We live in the year 2017 ACE, almost one hundred and forty years after the invention of the electric light bulb. Today our world and livelihoods depend on technology and the seemingly low hanging fruit that it provides us. Through science and innovation, trial and error we have made incredible advancements for mankind. Now we live in a world where our gadgets have the power and capacity to ruin us. In this essay, I will explain three main principles of how gadgets are changing our life for the worse.
One of the biggest problems the world faces today in both developed and developing countries, except for only a few countries is that of high unemployment rates and unstable economic providence. This problem is growing and in many countries crippling the infrastructure and potential of the country. Men and Women, young and old, skilled and unskilled have to deal with this issue.
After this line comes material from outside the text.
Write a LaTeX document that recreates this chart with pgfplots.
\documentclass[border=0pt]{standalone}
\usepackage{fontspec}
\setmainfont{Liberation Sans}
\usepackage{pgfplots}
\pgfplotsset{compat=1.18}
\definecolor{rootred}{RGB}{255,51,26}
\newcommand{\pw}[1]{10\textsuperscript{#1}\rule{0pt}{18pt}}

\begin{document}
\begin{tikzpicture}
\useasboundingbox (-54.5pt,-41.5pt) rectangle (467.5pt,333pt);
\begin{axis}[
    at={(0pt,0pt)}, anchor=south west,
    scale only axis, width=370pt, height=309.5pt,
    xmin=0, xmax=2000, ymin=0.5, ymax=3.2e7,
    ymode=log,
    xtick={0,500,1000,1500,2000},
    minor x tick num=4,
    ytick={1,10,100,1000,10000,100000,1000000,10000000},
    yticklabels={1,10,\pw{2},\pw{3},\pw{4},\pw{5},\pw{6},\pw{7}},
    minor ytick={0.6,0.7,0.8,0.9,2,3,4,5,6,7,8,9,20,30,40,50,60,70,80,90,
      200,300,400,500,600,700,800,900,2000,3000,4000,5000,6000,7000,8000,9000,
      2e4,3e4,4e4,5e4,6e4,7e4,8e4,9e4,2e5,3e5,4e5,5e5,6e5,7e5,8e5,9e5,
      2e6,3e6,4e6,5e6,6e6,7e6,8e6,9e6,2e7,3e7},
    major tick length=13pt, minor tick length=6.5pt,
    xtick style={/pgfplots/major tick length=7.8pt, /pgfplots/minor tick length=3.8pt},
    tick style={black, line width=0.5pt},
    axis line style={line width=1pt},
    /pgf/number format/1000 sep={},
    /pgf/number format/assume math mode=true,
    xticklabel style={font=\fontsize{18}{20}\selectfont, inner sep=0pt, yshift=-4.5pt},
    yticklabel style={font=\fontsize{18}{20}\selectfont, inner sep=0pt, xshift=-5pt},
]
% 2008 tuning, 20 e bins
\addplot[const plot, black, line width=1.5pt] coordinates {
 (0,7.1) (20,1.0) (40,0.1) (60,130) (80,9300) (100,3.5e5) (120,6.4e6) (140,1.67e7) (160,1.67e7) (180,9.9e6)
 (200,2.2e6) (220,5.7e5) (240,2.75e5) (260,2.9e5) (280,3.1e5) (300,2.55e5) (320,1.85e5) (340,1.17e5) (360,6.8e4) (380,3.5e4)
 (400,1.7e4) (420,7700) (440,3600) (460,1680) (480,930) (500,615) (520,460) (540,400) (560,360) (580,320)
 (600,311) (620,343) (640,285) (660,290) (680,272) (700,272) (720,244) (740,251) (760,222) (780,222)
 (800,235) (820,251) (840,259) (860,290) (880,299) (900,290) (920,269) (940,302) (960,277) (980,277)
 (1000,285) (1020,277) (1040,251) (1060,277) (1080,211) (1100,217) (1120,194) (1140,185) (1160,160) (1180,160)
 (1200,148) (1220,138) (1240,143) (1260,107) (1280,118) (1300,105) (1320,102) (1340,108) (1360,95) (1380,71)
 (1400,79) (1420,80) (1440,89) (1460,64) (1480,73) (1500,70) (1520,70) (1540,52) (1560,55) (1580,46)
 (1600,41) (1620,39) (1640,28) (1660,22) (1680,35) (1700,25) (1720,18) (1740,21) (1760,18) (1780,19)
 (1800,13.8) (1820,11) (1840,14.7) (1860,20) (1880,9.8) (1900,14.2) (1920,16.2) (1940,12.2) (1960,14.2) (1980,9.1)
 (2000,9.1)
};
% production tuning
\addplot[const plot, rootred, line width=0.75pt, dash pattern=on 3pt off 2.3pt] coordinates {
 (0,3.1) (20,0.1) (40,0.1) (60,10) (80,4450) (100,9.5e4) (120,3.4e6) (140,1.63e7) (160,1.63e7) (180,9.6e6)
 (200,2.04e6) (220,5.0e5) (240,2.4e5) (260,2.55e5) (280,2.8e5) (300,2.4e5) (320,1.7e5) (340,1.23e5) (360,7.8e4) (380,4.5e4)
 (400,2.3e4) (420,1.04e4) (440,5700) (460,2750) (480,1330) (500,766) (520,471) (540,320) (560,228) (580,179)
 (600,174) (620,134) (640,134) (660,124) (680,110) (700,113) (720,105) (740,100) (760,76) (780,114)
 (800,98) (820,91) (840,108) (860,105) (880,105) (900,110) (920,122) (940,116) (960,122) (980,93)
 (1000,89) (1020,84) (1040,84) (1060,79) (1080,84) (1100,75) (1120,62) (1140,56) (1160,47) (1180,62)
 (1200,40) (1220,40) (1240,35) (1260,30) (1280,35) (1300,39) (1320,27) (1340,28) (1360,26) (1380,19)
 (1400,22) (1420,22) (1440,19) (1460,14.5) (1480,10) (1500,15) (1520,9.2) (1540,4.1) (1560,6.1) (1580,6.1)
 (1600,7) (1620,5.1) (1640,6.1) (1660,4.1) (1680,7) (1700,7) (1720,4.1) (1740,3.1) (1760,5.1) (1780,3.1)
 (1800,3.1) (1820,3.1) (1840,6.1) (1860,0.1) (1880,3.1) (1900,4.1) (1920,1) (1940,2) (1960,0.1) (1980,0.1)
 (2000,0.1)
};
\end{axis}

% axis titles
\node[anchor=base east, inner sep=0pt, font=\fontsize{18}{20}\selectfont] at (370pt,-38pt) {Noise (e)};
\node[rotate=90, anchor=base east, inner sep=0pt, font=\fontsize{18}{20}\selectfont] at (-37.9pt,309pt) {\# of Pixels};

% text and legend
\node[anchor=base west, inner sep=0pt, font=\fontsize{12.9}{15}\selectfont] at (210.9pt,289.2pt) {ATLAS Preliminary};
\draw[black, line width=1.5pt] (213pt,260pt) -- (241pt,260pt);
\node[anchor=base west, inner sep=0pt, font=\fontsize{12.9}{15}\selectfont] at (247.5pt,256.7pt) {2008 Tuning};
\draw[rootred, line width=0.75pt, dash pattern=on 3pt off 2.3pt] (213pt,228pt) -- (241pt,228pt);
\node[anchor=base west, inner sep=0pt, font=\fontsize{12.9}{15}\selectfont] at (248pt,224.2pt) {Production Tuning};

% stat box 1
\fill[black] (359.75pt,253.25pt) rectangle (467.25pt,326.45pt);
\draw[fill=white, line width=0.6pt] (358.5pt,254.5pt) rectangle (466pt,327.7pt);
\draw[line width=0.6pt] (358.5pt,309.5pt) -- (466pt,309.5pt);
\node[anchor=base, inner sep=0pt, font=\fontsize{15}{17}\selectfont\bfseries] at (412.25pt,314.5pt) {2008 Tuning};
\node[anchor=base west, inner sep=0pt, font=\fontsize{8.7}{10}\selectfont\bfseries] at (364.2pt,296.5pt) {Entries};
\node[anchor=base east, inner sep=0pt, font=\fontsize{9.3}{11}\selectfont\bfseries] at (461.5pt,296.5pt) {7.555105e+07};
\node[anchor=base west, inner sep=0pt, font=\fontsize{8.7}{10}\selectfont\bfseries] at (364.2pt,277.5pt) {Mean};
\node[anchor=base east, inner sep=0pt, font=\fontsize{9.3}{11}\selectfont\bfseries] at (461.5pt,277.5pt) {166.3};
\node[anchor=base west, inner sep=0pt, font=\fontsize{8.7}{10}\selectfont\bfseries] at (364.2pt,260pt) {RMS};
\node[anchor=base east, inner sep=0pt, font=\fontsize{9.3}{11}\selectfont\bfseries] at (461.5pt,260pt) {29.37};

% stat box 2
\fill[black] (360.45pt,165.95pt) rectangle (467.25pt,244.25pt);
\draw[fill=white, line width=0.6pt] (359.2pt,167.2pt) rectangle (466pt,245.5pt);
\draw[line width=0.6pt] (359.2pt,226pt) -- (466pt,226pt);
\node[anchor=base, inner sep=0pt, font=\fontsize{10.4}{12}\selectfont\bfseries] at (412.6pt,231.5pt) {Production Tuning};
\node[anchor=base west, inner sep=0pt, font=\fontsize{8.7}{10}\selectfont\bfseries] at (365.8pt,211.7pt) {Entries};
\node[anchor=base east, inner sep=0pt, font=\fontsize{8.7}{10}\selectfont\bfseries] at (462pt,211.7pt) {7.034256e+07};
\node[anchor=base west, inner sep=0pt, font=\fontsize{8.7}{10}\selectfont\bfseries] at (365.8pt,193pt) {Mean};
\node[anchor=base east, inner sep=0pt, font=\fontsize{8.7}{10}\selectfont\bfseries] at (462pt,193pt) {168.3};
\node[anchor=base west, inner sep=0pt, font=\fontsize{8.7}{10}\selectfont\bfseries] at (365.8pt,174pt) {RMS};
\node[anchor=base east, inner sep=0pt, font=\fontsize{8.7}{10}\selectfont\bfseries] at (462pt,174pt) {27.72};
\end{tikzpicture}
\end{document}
No one is immune or exempt of this highly demanding and competitive element of life. Countries like South Africa and Greece are experiencing rates of above 25% unemployment as of 2016.
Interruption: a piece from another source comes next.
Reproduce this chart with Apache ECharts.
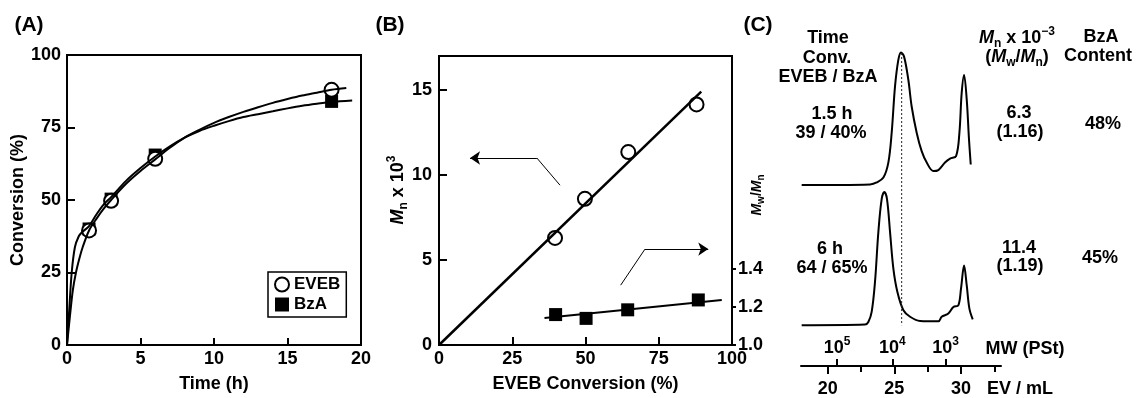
<!DOCTYPE html>
<html>
<head>
<meta charset="utf-8">
<script src="https://cdn.jsdelivr.net/npm/echarts@6/dist/echarts.min.js"></script>
<style>
  html, body { margin: 0; padding: 0; background: #fff; }
  #main { width: 1136px; height: 398px; }
</style>
</head>
<body>
<div id="main"></div>
<script>
// ---- (A) conversion vs time ----
const timePts = [1.5, 3, 6, 18];
const evebConv = [39.5, 49.7, 64.2, 88];
const bzaConv = [40, 50.3, 65.5, 84];
// fitted curves [time, conversion]
const evebCurve = [[0, 0], [0.2, 10], [0.4, 19], [0.61, 25], [0.85, 30], [1.07, 33.8], [1.5, 39.5], [2, 43.5], [2.5, 47], [3, 50], [4, 55.5], [5, 60], [6, 64], [7, 68], [8, 71.5], [9, 74.2], [10, 76.6], [11, 78.6], [12, 80.4], [13, 82], [14, 83.5], [15, 84.8], [16, 86], [17, 87], [18, 88], [19, 88.6]];
const bzaCurve = [[0, 0], [0.15, 12], [0.32, 25], [0.54, 33.8], [0.8, 37.5], [1.0, 38.8], [1.5, 41], [2, 45], [2.5, 48.5], [3, 51], [4, 56.5], [5, 61], [6, 65], [7, 68.5], [8, 71.5], [9, 73.8], [10, 75.6], [11, 77.2], [12, 78.6], [13, 79.6], [14, 80.6], [15, 81.6], [16, 82.5], [17, 83.2], [18, 83.8], [19.4, 84.3]];

// ---- (B) Mn and Mw/Mn vs EVEB conversion ----
const convB = [39.6, 49.8, 64.6, 87.9];
const mnB = [6.3, 8.6, 11.35, 14.15];
const convPdi = [39.8, 50.2, 64.4, 88.5];
const pdiB = [1.16, 1.14, 1.185, 1.237];
const mnFit = [[0, 0], [89.5, 14.9]];
const pdiFit = [[36, 1.142], [96.5, 1.237]];
const arrowLeft = [[41.3, 9.4], [33.4, 11.0], [10.6, 11.0]];
const arrowRight = [[62, 3.52], [70.3, 5.64], [91.9, 5.64]];
const pdiTicks = [1.0, 1.2, 1.4];
const mnTicks = [0, 5, 10, 15];

// ---- (C) GPC traces [EV (mL), signal] ----
const trace15h = [[18.05, 55.5], [23.18, 55.7], [23.68, 56.3], [24.18, 57.8], [24.55, 62.4], [24.8, 71.5], [25.05, 85.7], [25.3, 93.9], [25.5, 96.2], [25.73, 94.9], [26.05, 87.8], [26.3, 79.6], [26.68, 71.5], [27.05, 65.9], [27.43, 62.4], [27.93, 59.8], [28.3, 60.1], [28.8, 62.4], [29.18, 63.6], [29.63, 64.4], [29.88, 71.5], [30.05, 83.7], [30.23, 89.3], [30.43, 81.7], [30.6, 69.5], [30.73, 61.8]];
const trace6h = [[18.05, 12.5], [22.8, 12.7], [23.05, 13.5], [23.3, 16.6], [23.55, 25.8], [23.8, 41.0], [24.05, 51.2], [24.25, 53.4], [24.45, 51.2], [24.68, 41.0], [24.93, 29.8], [25.23, 22.7], [25.68, 17.1], [26.18, 15.1], [26.93, 13.8], [28.3, 13.7], [28.55, 15.1], [29.05, 16.1], [29.43, 18.1], [29.8, 18.6], [30.0, 23.7], [30.23, 30.8], [30.43, 24.7], [30.63, 17.6], [30.88, 14.3]];
const peakLine = [[25.55, 96], [25.55, 12.5]];
const evTicks = [20, 25, 30];
const evMinor = [22.5, 27.5, 32.5];
const mwTickEV = [20.7, 24.85, 28.85];
const mwExp = ['5', '4', '3'];

const FONT = 'Liberation Sans, Arial, Helvetica, sans-serif';
const black = '#000';

const chart = echarts.init(document.getElementById('main'));

const labelStyle = { color: black, fontFamily: FONT, fontWeight: 'bold', fontSize: 18 };
const nameStyle = { color: black, fontFamily: FONT, fontWeight: 'bold', fontSize: 18 };
const lineAx = { show: true, onZero: false, lineStyle: { color: black, width: 2 } };

function txt(x, y, text, size, extra) {
  return Object.assign({
    type: 'text', x: x, y: y,
    style: {
      text: text, fill: black, fontFamily: FONT, fontWeight: 'bold', fontSize: size || 18,
      align: 'center', verticalAlign: 'middle'
    }
  }, extra || {});
}

const richMath = {
  b: { fontFamily: FONT, fontWeight: 'bold', fontSize: 18, lineHeight: 24, color: black },
  i: { fontFamily: FONT, fontWeight: 'bold', fontStyle: 'italic', fontSize: 18, lineHeight: 24, color: black },
  sub: { fontFamily: FONT, fontWeight: 'bold', fontSize: 12, lineHeight: 14, verticalAlign: 'bottom', color: black },
  sup: { fontFamily: FONT, fontWeight: 'bold', fontSize: 12, lineHeight: 12, verticalAlign: 'top', color: black }
};

const arrowStyle = { color: black, width: 1, opacity: 1 };

const option = {
  animation: false,
  backgroundColor: '#fff',
  grid: [
    { left: 67, top: 55, width: 294, height: 294, show: true, borderColor: black, borderWidth: 2 },
    { left: 439, top: 56, width: 293, height: 293, show: true, borderColor: black, borderWidth: 2 },
    { left: 801, top: 40, width: 200, height: 327, show: false }
  ],
  legend: {
    data: ['EVEB', 'BzA'],
    orient: 'vertical',
    left: 268, top: 272,
    padding: [4, 6, 4, 6],
    itemGap: 3, itemWidth: 14, itemHeight: 14,
    borderColor: black, borderWidth: 1.5,
    textStyle: { color: black, fontFamily: FONT, fontWeight: 'bold', fontSize: 17 }
  },
  xAxis: [
    { // A
      gridIndex: 0, type: 'value', min: 0, max: 20, interval: 5,
      axisLine: lineAx, splitLine: { show: false },
      axisTick: { inside: true, length: 7, lineStyle: { color: black, width: 2 } },
      axisLabel: Object.assign({ margin: 5 }, labelStyle),
      name: 'Time (h)', nameLocation: 'middle', nameGap: 30, nameTextStyle: nameStyle
    },
    { // B
      gridIndex: 1, type: 'value', min: 0, max: 100, interval: 25,
      axisLine: lineAx, splitLine: { show: false },
      axisTick: { inside: true, length: 8, lineStyle: { color: black, width: 2 } },
      axisLabel: Object.assign({ margin: 5 }, labelStyle),
      name: 'EVEB Conversion (%)', nameLocation: 'middle', nameGap: 30, nameTextStyle: nameStyle
    },
    { // C: elution volume
      gridIndex: 2, type: 'value', min: 18, max: 33, position: 'bottom',
      axisLine: lineAx, splitLine: { show: false },
      axisTick: { customValues: evTicks, length: 8, lineStyle: { color: black, width: 2 } },
      axisLabel: Object.assign({ customValues: evTicks, margin: 14 }, labelStyle)
    },
    { // C: minor ticks
      gridIndex: 2, type: 'value', min: 18, max: 33, position: 'bottom',
      axisLine: { show: false }, splitLine: { show: false },
      axisTick: { customValues: evMinor, length: 6, lineStyle: { color: black, width: 2 } },
      axisLabel: { show: false }
    },
    { // C: MW scale
      gridIndex: 2, type: 'value', min: 18, max: 33, position: 'bottom',
      axisLine: { show: false }, splitLine: { show: false },
      axisTick: { customValues: mwTickEV, inside: true, length: 7, lineStyle: { color: black, width: 2 } },
      axisLabel: Object.assign({
        customValues: mwTickEV, inside: true, margin: 6, lineHeight: 24,
        formatter: function (v) { return '10{sup|' + mwExp[mwTickEV.indexOf(v)] + '}'; },
        rich: { sup: richMath.sup }
      }, labelStyle)
    }
  ],
  yAxis: [
    { // A
      gridIndex: 0, type: 'value', min: 0, max: 100, interval: 25,
      axisLine: lineAx, splitLine: { show: false },
      axisTick: { inside: true, length: 8, lineStyle: { color: black, width: 2 } },
      axisLabel: Object.assign({ margin: 6 }, labelStyle),
      name: 'Conversion (%)', nameLocation: 'middle', nameGap: 40, nameTextStyle: nameStyle
    },
    { // B left: Mn
      gridIndex: 1, type: 'value', min: 0, max: 17,
      axisLine: lineAx, splitLine: { show: false },
      axisTick: { customValues: mnTicks, inside: true, length: 8, lineStyle: { color: black, width: 2 } },
      axisLabel: Object.assign({ customValues: mnTicks, margin: 7 }, labelStyle)
    },
    { // B right: Mw/Mn
      gridIndex: 1, type: 'value', min: 1, max: 2.52, position: 'right',
      axisLine: lineAx, splitLine: { show: false },
      axisTick: { customValues: pdiTicks, length: 4, lineStyle: { color: black, width: 2 } },
      axisLabel: Object.assign({
        customValues: pdiTicks, margin: 6,
        formatter: function (v) { return v.toFixed(1); }
      }, labelStyle)
    },
    { gridIndex: 2, type: 'value', min: 0, max: 100, show: false }
  ],
  series: [
    // ---- A ----
    { name: 'EVEB fit', type: 'line', xAxisIndex: 0, yAxisIndex: 0, data: evebCurve, smooth: 0.3,
      symbol: 'none', lineStyle: { color: black, width: 2 } },
    { name: 'BzA fit', type: 'line', xAxisIndex: 0, yAxisIndex: 0, data: bzaCurve, smooth: 0.3,
      symbol: 'none', lineStyle: { color: black, width: 2 } },
    { name: 'BzA', type: 'scatter', xAxisIndex: 0, yAxisIndex: 0,
      data: timePts.map((t, i) => [t, bzaConv[i]]),
      symbol: 'rect', symbolSize: 13, itemStyle: { color: black, opacity: 1 } },
    { name: 'EVEB', type: 'scatter', xAxisIndex: 0, yAxisIndex: 0,
      data: timePts.map((t, i) => [t, evebConv[i]]),
      symbol: 'circle', symbolSize: 14, itemStyle: { color: '#fff', borderColor: black, borderWidth: 2, opacity: 1 } },
    // ---- B ----
    { name: 'Mn fit', type: 'line', xAxisIndex: 1, yAxisIndex: 1, data: mnFit,
      symbol: 'none', lineStyle: { color: black, width: 2.5 } },
    { name: 'Mn', type: 'scatter', xAxisIndex: 1, yAxisIndex: 1,
      data: convB.map((c, i) => [c, mnB[i]]),
      symbol: 'circle', symbolSize: 14, itemStyle: { color: '#fff', borderColor: black, borderWidth: 2, opacity: 1 } },
    { name: 'PDI fit', type: 'line', xAxisIndex: 1, yAxisIndex: 2, data: pdiFit,
      symbol: 'none', lineStyle: { color: black, width: 2 } },
    { name: 'PDI', type: 'scatter', xAxisIndex: 1, yAxisIndex: 2,
      data: convPdi.map((c, i) => [c, pdiB[i]]),
      symbol: 'rect', symbolSize: 13, itemStyle: { color: black, opacity: 1 } },
    // annotation arrows: slanted leg, then horizontal leg with arrow head
    { name: 'arrow legs', type: 'lines', coordinateSystem: 'cartesian2d', xAxisIndex: 1, yAxisIndex: 1,
      symbol: 'none', lineStyle: arrowStyle,
      data: [{ coords: arrowLeft.slice(0, 2) }, { coords: arrowRight.slice(0, 2) }] },
    { name: 'arrow heads', type: 'lines', coordinateSystem: 'cartesian2d', xAxisIndex: 1, yAxisIndex: 1,
      symbol: ['none', 'arrow'], symbolSize: [7, 10], lineStyle: arrowStyle,
      data: [{ coords: arrowLeft.slice(1) }, { coords: arrowRight.slice(1) }] },
    // ---- C ----
    { name: '1.5 h', type: 'line', xAxisIndex: 2, yAxisIndex: 3, data: trace15h, smooth: 0.35,
      symbol: 'none', lineStyle: { color: black, width: 2 } },
    { name: '6 h', type: 'line', xAxisIndex: 2, yAxisIndex: 3, data: trace6h, smooth: 0.35,
      symbol: 'none', lineStyle: { color: black, width: 2 } },
    { name: 'peak', type: 'line', xAxisIndex: 2, yAxisIndex: 3, data: peakLine,
      symbol: 'none', lineStyle: { color: '#222', width: 1, type: [2, 2] } }
  ],
  graphic: [
    txt(29, 25, '(A)', 21),
    txt(390, 25, '(B)', 21),
    txt(758, 25, '(C)', 21),
    // B axis titles
    {
      type: 'text', x: 398, y: 190, rotation: Math.PI / 2,
      style: { text: '{i|M}{sub|n}{b| x 10}{sup|3}', rich: richMath, align: 'center', verticalAlign: 'middle' }
    },
    {
      type: 'text', x: 757, y: 195, rotation: Math.PI / 2,
      style: {
        text: '{i|M}{sub|w}{b|/}{i|M}{sub|n}', align: 'center', verticalAlign: 'middle',
        rich: {
          b: { fontFamily: FONT, fontWeight: 'bold', fontSize: 14, lineHeight: 18, color: black },
          i: { fontFamily: FONT, fontWeight: 'bold', fontStyle: 'italic', fontSize: 14, lineHeight: 18, color: black },
          sub: { fontFamily: FONT, fontWeight: 'bold', fontSize: 10, lineHeight: 11, verticalAlign: 'bottom', color: black }
        }
      }
    },
    // C column texts
    txt(828, 38, 'Time'),
    txt(827, 58, 'Conv.'),
    txt(828, 77, 'EVEB / BzA'),
    txt(832, 114, '1.5 h'),
    txt(831, 133, '39 / 40%'),
    txt(830, 249, '6 h'),
    txt(832, 268, '64 / 65%'),
    {
      type: 'text', x: 1017, y: 38,
      style: { text: '{i|M}{sub|n}{b| x 10}{sup|\u22123}', rich: richMath, align: 'center', verticalAlign: 'middle' }
    },
    {
      type: 'text', x: 1017, y: 57,
      style: { text: '{b|(}{i|M}{sub|w}{b|/}{i|M}{sub|n}{b|)}', rich: richMath, align: 'center', verticalAlign: 'middle' }
    },
    txt(1019, 113, '6.3'),
    txt(1020, 132, '(1.16)'),
    txt(1019, 248, '11.4'),
    txt(1020, 266, '(1.19)'),
    txt(1101, 37, 'BzA'),
    txt(1098, 56, 'Content'),
    txt(1103, 124, '48%'),
    txt(1100, 258, '45%'),
    txt(1025, 349, 'MW (PSt)'),
    txt(1020, 389, 'EV / mL')
  ]
};

chart.setOption(option);
</script>
</body>
</html>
Our technological advancements and gadgets have done little, but worsen this issue in many countries. Industrialization in the early eighteen hundreds began the process, and today we live in a world where automation and artificial inelegances from smart phones to highly complex robotics dominate the supply of needs. In the near future will we be able to consider an end of laborers, factory workers, or manufacturers, no more repeating service providers, and fortunately for the money makers – no more salary negotiations. People are being made redundant and replaceable on almost a daily basis as the rate of technological improvement doubles in power and halves in size approximately every twenty four months according to Moores law.
Another problem we are facing is that of education and its faltering impact on youth and young students. Recent studies show growing trends of illiteracy and poor basic numerical skills. The problem is most prominent in countries considered to be developed by global standards. These countries are battling, and as a result, the basic salary of primary and secondary educators is on the rise due to the demand for redress of this issue. A recent report showed that almost 15% of American citizens are considered illiterate. Thus we can see that gadgets aren’t just a singled out issue, but are in fact the cause for the creation of many issues which could have a very negative impact on society.
The rise of personal and portable technology is directly related to the fall of literacy and numeracy rates. Young people have grown incredibly reliant on programs such as calculators and spell checkers. The personal inquisition for knowledge is being replaced daily by the process of “googling it”. The worse effect that unbridled gadget use is having on this generation of students is that of the distraction that it provides. Hundreds of hours are consumed by the time spent on social media websites and browsing the internet for an endless and sleepless amount of content.
The third reason I can provide for how gadgets are changing our lives for the worse is this. We seem to be losing ourselves in the online world. Families and friends are not what they used to be. Parents all too regularly neglect their responsibilities to their loved ones and dependents in exchange for time on social media sites and the like. Youth are consumed by hand held devices and electronics. Even to the extent of recreating themselves and losing their identities. All that seems to matter is the number of likes or notifications they can get a response to their posts. The Keiser report showed that young people between the ages of 8 and 18 could spend anywhere between 7 – 12 hours online each day.
Basic communication and environmental response skills are being forgotten and lost. Office cubicles and online work stations and service providers cause us to be limited in our connections and relationships with others. People are beginning to lose their sense of humanity and be almost entirely absorbed into the world of gadgets. The basic human attributes of patience, kindness, empathy and sympathy are being lost to the demands of an ever increasing market for more-than-human interaction.
To conclude, I say, we need to be mindful of ourselves and our environment. We need to be cautious and not consumed by a desire to create and have the next best thing. We need to be willing to make sacrifices and live for more than just ourselves and our desires. The world has incredible potential, and we could almost entirely miss it if we spent our whole life buried in the screens and displays of our gadgets. Gadgets are changing our world, but we are the ones who decide what changes and how it changes.